### Exercise brief
Your task is to repeat the lines below exactly, excluding any pictures they contain.

### Provided material

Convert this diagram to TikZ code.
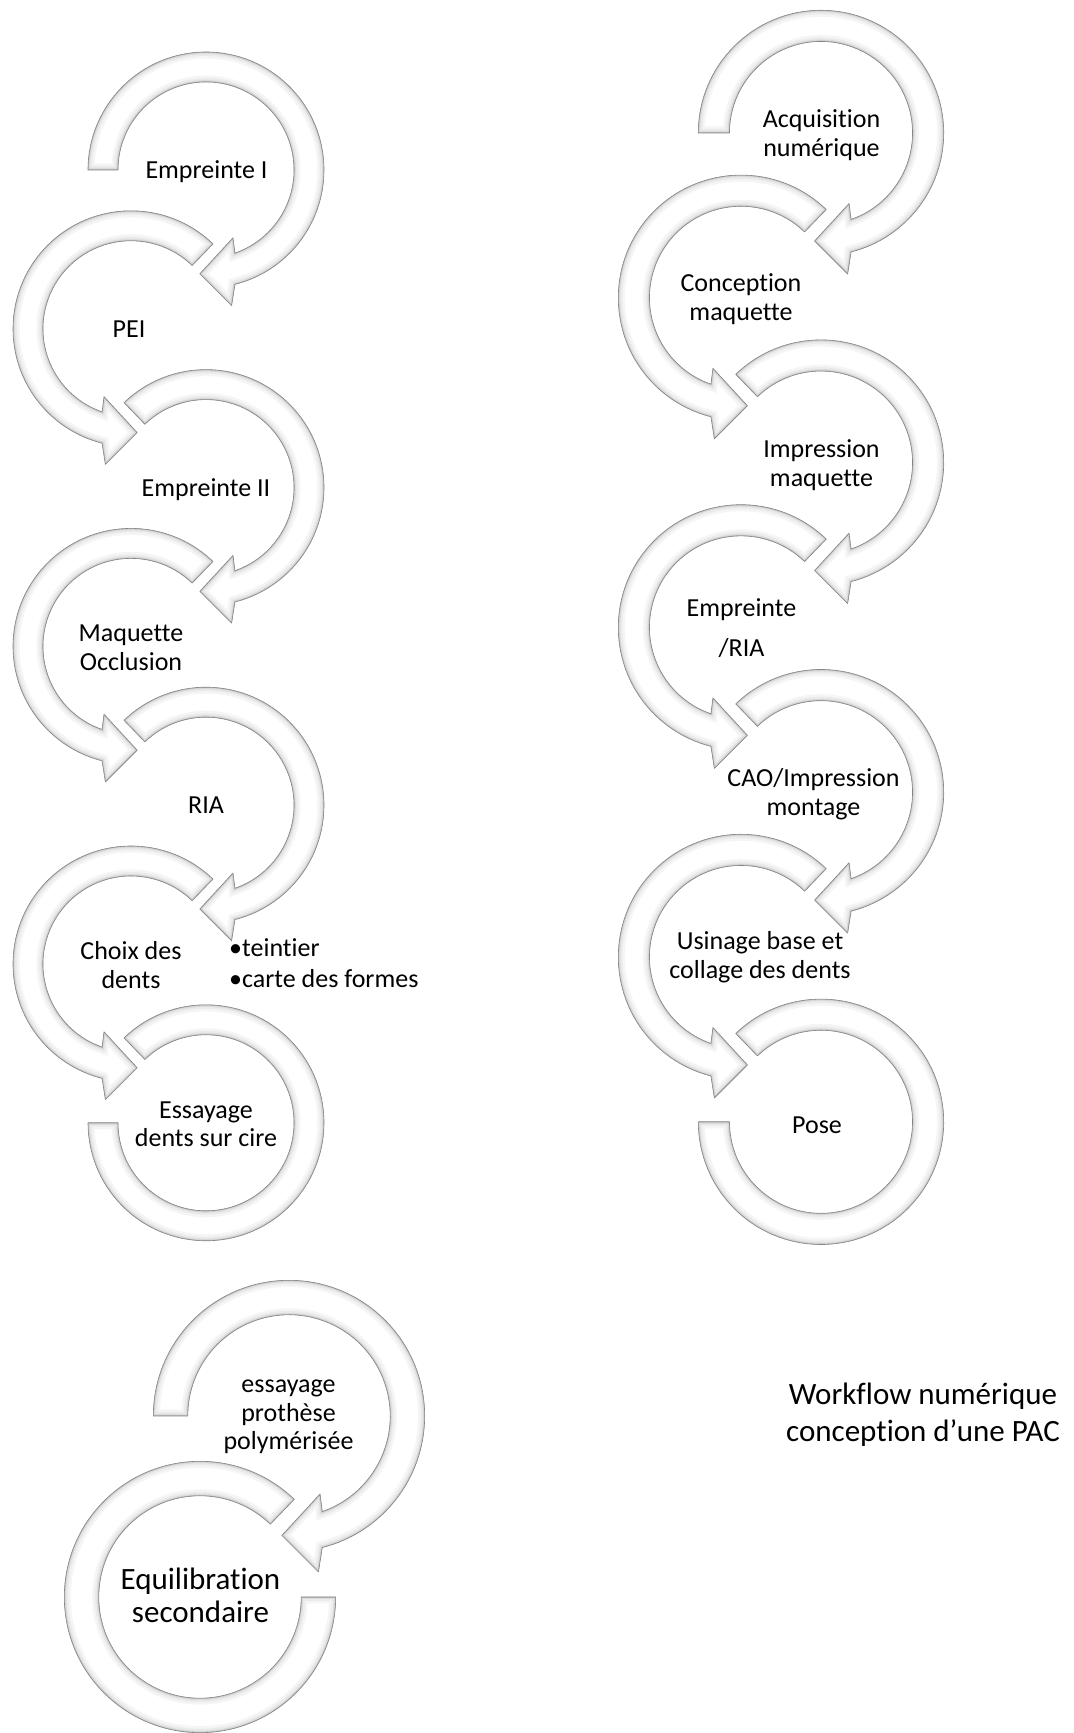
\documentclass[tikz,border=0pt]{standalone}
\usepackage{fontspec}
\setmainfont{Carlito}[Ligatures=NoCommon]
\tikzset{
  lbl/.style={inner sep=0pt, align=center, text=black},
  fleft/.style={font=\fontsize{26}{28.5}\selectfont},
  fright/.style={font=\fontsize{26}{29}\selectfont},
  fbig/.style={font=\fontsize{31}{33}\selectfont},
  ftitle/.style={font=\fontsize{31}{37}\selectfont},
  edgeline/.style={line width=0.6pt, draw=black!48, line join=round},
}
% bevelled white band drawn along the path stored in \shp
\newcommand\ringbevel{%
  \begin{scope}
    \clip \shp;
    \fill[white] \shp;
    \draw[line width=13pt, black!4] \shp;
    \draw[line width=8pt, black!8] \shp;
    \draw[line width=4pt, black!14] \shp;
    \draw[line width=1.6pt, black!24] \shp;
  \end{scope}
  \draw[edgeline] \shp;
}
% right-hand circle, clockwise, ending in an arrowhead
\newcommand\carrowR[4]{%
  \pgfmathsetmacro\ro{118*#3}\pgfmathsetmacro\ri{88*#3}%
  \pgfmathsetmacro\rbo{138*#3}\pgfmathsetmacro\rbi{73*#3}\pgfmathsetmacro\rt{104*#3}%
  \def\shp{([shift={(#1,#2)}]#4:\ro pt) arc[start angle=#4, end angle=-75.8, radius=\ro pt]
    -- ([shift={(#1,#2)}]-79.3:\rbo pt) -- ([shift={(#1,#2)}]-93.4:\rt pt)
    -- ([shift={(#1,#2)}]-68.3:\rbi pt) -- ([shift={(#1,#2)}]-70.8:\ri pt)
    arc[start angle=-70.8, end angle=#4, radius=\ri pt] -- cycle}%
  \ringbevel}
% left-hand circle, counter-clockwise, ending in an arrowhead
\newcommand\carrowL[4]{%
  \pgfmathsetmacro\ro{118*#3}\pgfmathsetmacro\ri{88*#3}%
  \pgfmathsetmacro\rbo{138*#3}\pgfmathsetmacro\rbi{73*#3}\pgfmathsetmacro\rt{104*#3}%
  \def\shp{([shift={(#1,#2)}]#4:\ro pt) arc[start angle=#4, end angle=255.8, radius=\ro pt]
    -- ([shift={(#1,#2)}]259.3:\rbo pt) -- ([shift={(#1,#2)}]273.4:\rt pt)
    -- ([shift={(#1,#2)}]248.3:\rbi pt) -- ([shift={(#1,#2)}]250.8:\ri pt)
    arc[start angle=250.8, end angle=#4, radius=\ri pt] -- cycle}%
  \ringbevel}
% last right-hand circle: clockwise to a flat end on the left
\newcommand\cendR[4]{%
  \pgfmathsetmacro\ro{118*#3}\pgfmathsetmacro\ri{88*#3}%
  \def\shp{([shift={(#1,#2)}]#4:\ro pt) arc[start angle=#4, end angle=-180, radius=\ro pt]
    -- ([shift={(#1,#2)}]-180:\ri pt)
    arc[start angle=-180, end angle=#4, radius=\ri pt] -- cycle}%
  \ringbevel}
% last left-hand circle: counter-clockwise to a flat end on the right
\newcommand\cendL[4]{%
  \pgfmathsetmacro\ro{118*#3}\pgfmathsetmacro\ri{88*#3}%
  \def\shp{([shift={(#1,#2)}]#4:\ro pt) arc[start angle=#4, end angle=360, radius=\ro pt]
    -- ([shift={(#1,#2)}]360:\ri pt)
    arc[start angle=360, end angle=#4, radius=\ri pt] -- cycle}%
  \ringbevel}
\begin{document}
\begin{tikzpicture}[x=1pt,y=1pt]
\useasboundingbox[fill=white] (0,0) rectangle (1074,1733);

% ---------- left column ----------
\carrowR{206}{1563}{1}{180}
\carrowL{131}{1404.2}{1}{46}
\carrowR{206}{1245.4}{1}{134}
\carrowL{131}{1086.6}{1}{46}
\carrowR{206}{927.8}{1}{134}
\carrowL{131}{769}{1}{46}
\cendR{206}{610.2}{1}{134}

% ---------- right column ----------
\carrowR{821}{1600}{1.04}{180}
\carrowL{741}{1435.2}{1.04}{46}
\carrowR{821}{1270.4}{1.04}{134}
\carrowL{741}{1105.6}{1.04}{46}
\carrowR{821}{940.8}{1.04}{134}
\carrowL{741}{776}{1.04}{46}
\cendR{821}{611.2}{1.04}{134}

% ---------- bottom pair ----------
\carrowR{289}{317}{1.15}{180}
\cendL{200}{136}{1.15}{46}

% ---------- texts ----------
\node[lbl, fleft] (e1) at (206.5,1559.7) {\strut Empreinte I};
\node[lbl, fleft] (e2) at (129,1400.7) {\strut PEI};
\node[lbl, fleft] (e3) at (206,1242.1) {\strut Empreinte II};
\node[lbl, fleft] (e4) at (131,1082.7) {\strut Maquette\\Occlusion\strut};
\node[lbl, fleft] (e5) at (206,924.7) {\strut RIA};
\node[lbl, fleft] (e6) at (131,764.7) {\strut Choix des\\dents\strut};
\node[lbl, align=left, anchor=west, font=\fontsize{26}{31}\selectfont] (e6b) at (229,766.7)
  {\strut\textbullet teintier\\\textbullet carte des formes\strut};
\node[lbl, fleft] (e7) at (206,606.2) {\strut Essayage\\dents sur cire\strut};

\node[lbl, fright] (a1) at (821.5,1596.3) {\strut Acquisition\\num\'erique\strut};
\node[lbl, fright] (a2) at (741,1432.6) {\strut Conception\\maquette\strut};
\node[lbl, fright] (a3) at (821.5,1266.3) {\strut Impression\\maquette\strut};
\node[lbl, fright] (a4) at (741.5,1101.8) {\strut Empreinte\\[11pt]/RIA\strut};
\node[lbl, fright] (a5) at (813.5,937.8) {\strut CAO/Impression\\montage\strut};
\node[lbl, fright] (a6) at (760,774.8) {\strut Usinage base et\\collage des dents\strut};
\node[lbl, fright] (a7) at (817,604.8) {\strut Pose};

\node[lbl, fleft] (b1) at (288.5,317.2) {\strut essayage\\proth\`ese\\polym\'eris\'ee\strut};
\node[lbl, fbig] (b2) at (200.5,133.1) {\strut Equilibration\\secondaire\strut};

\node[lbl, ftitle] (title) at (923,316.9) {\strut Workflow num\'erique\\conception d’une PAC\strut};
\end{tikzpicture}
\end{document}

### Response to the exercise
Convert this diagram to TikZ code.
\documentclass[tikz,border=0pt]{standalone}
\usepackage{fontspec}
\setmainfont{Carlito}[Ligatures=NoCommon]
\tikzset{
  lbl/.style={inner sep=0pt, align=center, text=black},
  fleft/.style={font=\fontsize{26}{28.5}\selectfont},
  fright/.style={font=\fontsize{26}{29}\selectfont},
  fbig/.style={font=\fontsize{31}{33}\selectfont},
  ftitle/.style={font=\fontsize{31}{37}\selectfont},
  edgeline/.style={line width=0.6pt, draw=black!48, line join=round},
}
% bevelled white band drawn along the path stored in \shp
\newcommand\ringbevel{%
  \begin{scope}
    \clip \shp;
    \fill[white] \shp;
    \draw[line width=13pt, black!4] \shp;
    \draw[line width=8pt, black!8] \shp;
    \draw[line width=4pt, black!14] \shp;
    \draw[line width=1.6pt, black!24] \shp;
  \end{scope}
  \draw[edgeline] \shp;
}
% right-hand circle, clockwise, ending in an arrowhead
\newcommand\carrowR[4]{%
  \pgfmathsetmacro\ro{118*#3}\pgfmathsetmacro\ri{88*#3}%
  \pgfmathsetmacro\rbo{138*#3}\pgfmathsetmacro\rbi{73*#3}\pgfmathsetmacro\rt{104*#3}%
  \def\shp{([shift={(#1,#2)}]#4:\ro pt) arc[start angle=#4, end angle=-75.8, radius=\ro pt]
    -- ([shift={(#1,#2)}]-79.3:\rbo pt) -- ([shift={(#1,#2)}]-93.4:\rt pt)
    -- ([shift={(#1,#2)}]-68.3:\rbi pt) -- ([shift={(#1,#2)}]-70.8:\ri pt)
    arc[start angle=-70.8, end angle=#4, radius=\ri pt] -- cycle}%
  \ringbevel}
% left-hand circle, counter-clockwise, ending in an arrowhead
\newcommand\carrowL[4]{%
  \pgfmathsetmacro\ro{118*#3}\pgfmathsetmacro\ri{88*#3}%
  \pgfmathsetmacro\rbo{138*#3}\pgfmathsetmacro\rbi{73*#3}\pgfmathsetmacro\rt{104*#3}%
  \def\shp{([shift={(#1,#2)}]#4:\ro pt) arc[start angle=#4, end angle=255.8, radius=\ro pt]
    -- ([shift={(#1,#2)}]259.3:\rbo pt) -- ([shift={(#1,#2)}]273.4:\rt pt)
    -- ([shift={(#1,#2)}]248.3:\rbi pt) -- ([shift={(#1,#2)}]250.8:\ri pt)
    arc[start angle=250.8, end angle=#4, radius=\ri pt] -- cycle}%
  \ringbevel}
% last right-hand circle: clockwise to a flat end on the left
\newcommand\cendR[4]{%
  \pgfmathsetmacro\ro{118*#3}\pgfmathsetmacro\ri{88*#3}%
  \def\shp{([shift={(#1,#2)}]#4:\ro pt) arc[start angle=#4, end angle=-180, radius=\ro pt]
    -- ([shift={(#1,#2)}]-180:\ri pt)
    arc[start angle=-180, end angle=#4, radius=\ri pt] -- cycle}%
  \ringbevel}
% last left-hand circle: counter-clockwise to a flat end on the right
\newcommand\cendL[4]{%
  \pgfmathsetmacro\ro{118*#3}\pgfmathsetmacro\ri{88*#3}%
  \def\shp{([shift={(#1,#2)}]#4:\ro pt) arc[start angle=#4, end angle=360, radius=\ro pt]
    -- ([shift={(#1,#2)}]360:\ri pt)
    arc[start angle=360, end angle=#4, radius=\ri pt] -- cycle}%
  \ringbevel}
\begin{document}
\begin{tikzpicture}[x=1pt,y=1pt]
\useasboundingbox[fill=white] (0,0) rectangle (1074,1733);

% ---------- left column ----------
\carrowR{206}{1563}{1}{180}
\carrowL{131}{1404.2}{1}{46}
\carrowR{206}{1245.4}{1}{134}
\carrowL{131}{1086.6}{1}{46}
\carrowR{206}{927.8}{1}{134}
\carrowL{131}{769}{1}{46}
\cendR{206}{610.2}{1}{134}

% ---------- right column ----------
\carrowR{821}{1600}{1.04}{180}
\carrowL{741}{1435.2}{1.04}{46}
\carrowR{821}{1270.4}{1.04}{134}
\carrowL{741}{1105.6}{1.04}{46}
\carrowR{821}{940.8}{1.04}{134}
\carrowL{741}{776}{1.04}{46}
\cendR{821}{611.2}{1.04}{134}

% ---------- bottom pair ----------
\carrowR{289}{317}{1.15}{180}
\cendL{200}{136}{1.15}{46}

% ---------- texts ----------
\node[lbl, fleft] (e1) at (206.5,1559.7) {\strut Empreinte I};
\node[lbl, fleft] (e2) at (129,1400.7) {\strut PEI};
\node[lbl, fleft] (e3) at (206,1242.1) {\strut Empreinte II};
\node[lbl, fleft] (e4) at (131,1082.7) {\strut Maquette\\Occlusion\strut};
\node[lbl, fleft] (e5) at (206,924.7) {\strut RIA};
\node[lbl, fleft] (e6) at (131,764.7) {\strut Choix des\\dents\strut};
\node[lbl, align=left, anchor=west, font=\fontsize{26}{31}\selectfont] (e6b) at (229,766.7)
  {\strut\textbullet teintier\\\textbullet carte des formes\strut};
\node[lbl, fleft] (e7) at (206,606.2) {\strut Essayage\\dents sur cire\strut};

\node[lbl, fright] (a1) at (821.5,1596.3) {\strut Acquisition\\num\'erique\strut};
\node[lbl, fright] (a2) at (741,1432.6) {\strut Conception\\maquette\strut};
\node[lbl, fright] (a3) at (821.5,1266.3) {\strut Impression\\maquette\strut};
\node[lbl, fright] (a4) at (741.5,1101.8) {\strut Empreinte\\[11pt]/RIA\strut};
\node[lbl, fright] (a5) at (813.5,937.8) {\strut CAO/Impression\\montage\strut};
\node[lbl, fright] (a6) at (760,774.8) {\strut Usinage base et\\collage des dents\strut};
\node[lbl, fright] (a7) at (817,604.8) {\strut Pose};

\node[lbl, fleft] (b1) at (288.5,317.2) {\strut essayage\\proth\`ese\\polym\'eris\'ee\strut};
\node[lbl, fbig] (b2) at (200.5,133.1) {\strut Equilibration\\secondaire\strut};

\node[lbl, ftitle] (title) at (923,316.9) {\strut Workflow num\'erique\\conception d’une PAC\strut};
\end{tikzpicture}
\end{document}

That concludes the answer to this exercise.